Georgiou notes that non-mainstream fleet vehicles such as Subaru, Mazda and Nissan
are now having an impact in the fleet market, whereas traditionally it's been Commodore, Falcon and Camry.
"In the second-hand market, we're seeing the Japanese cars doing quite well against the Australian vehicles," says Thornton. "The Subaru Impreza or Liberty, the Honda Accord Euro, the Mazda 3s and 6s - there's definitely a strong demand for these vehicles second-hand, and they're getting very good returns."
Thornton believes that fleets are tending to downsize and purchase more fuel-efficient cars where the opportunity exists, depending on the need for the vehicle. "Organisations are looking at environmentally-friendly cars, looking at other options such as diesel and hybrid vehicles. But, with our buyers, it's definitely affordability and need more than environmental issues."
"The fleet manager performs a balancing act, having to ensure driver satisfaction while keeping fleet costs down for the company," Georgiou comments. "Realistically, to attract and retain good employees in these days of skills shortages and low unemployment, you must have a car policy that offers driver satisfaction, which may mean providing a Falcon rather than a Corolla."
Predicting future demand is something that's becoming harder to do, says Moor.
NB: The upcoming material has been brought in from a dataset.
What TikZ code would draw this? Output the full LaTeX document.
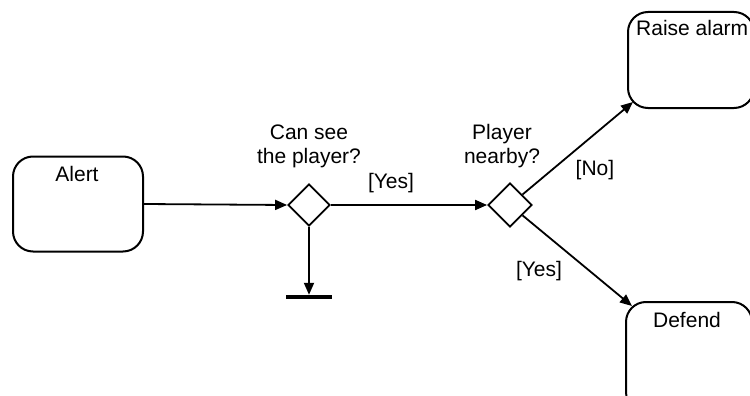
\documentclass[tikz,border=0pt]{standalone}
\usepackage{fontspec}
\setmainfont{Liberation Sans}
\usetikzlibrary{arrows.meta,shapes.geometric}
\tikzset{
  statebox/.style={draw, line width=2pt, rounded corners=20pt, inner sep=0pt},
  choice/.style={draw, line width=1.8pt, diamond, aspect=1, inner sep=0pt, minimum width=#1, minimum height=#1},
  flow/.style={line width=1.8pt, -{Triangle[length=12pt,width=10pt]}},
  txt/.style={font=\fontsize{21}{24}\selectfont, inner sep=0pt, align=center},
}
\begin{document}
\begin{tikzpicture}[x=1pt,y=-1pt]
\useasboundingbox (0,0) rectangle (750,396);
% state boxes
\node[statebox, minimum width=130pt, minimum height=95pt] (alert) at (78,204) {};
\node[txt, anchor=base] (alertt) at (77,181) {Alert};
\node[statebox, minimum width=126pt, minimum height=96pt] (raise) at (691,60) {};
\node[txt, anchor=base west] (raiset) at (636,36) {Raise alarm};
\node[statebox, minimum width=126pt, minimum height=110pt] (defend) at (689,357) {};
\node[txt, anchor=base] (defendt) at (687,327) {Defend};
% decisions
\node[choice=42pt] (d1) at (309,205) {};
\node[choice=44pt] (d2) at (510,205) {};
\node[txt] (q1) at (309,146) {Can see\\the player?};
\node[txt] (q2) at (502,146) {Player\\nearby?};
% final bar
\node[fill=black, minimum width=46pt, minimum height=4pt, inner sep=0pt] (bar) at (309,297) {};
% connector ends
\coordinate (raend) at (633,102);
\coordinate (defend_in) at (632,306);
% connectors
\draw[flow] (alert.east) -- (d1.west);
\draw[flow] (d1.east) -- (d2.west);
\draw[flow] (d1.south) -- (bar.north);
\draw[flow] (d2) -- (raend);
\draw[flow] (d2) -- (defend_in);
% guard labels
\node[txt] (yes1) at (391,183) {[Yes]};
\node[txt] (no) at (595,170) {[No]};
\node[txt] (yes2) at (539,271) {[Yes]};
\end{tikzpicture}
\end{document}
He believes smaller and leaner engines, and diesel and alternative fuels, will be the thing. "This is evident with the comments made at the Subaru launch: that it has to be on the Green Vehicle Guide, with ANCAP ratings of fours and fives," he says. "Safety issues have become more prevalent in fleet management, along with fuel consumption and CO2 emissions."
Thornton believes cars will only get cheaper. "We've had record periods of new-car sales and all these vehicles are starting to come back onto the market. I feel the fleet companies will have to write residual values lower to ensure they're not losing money. On your standard large vehicle, residuals could be around 33 to 35 per cent of new-car price within the next two or three years."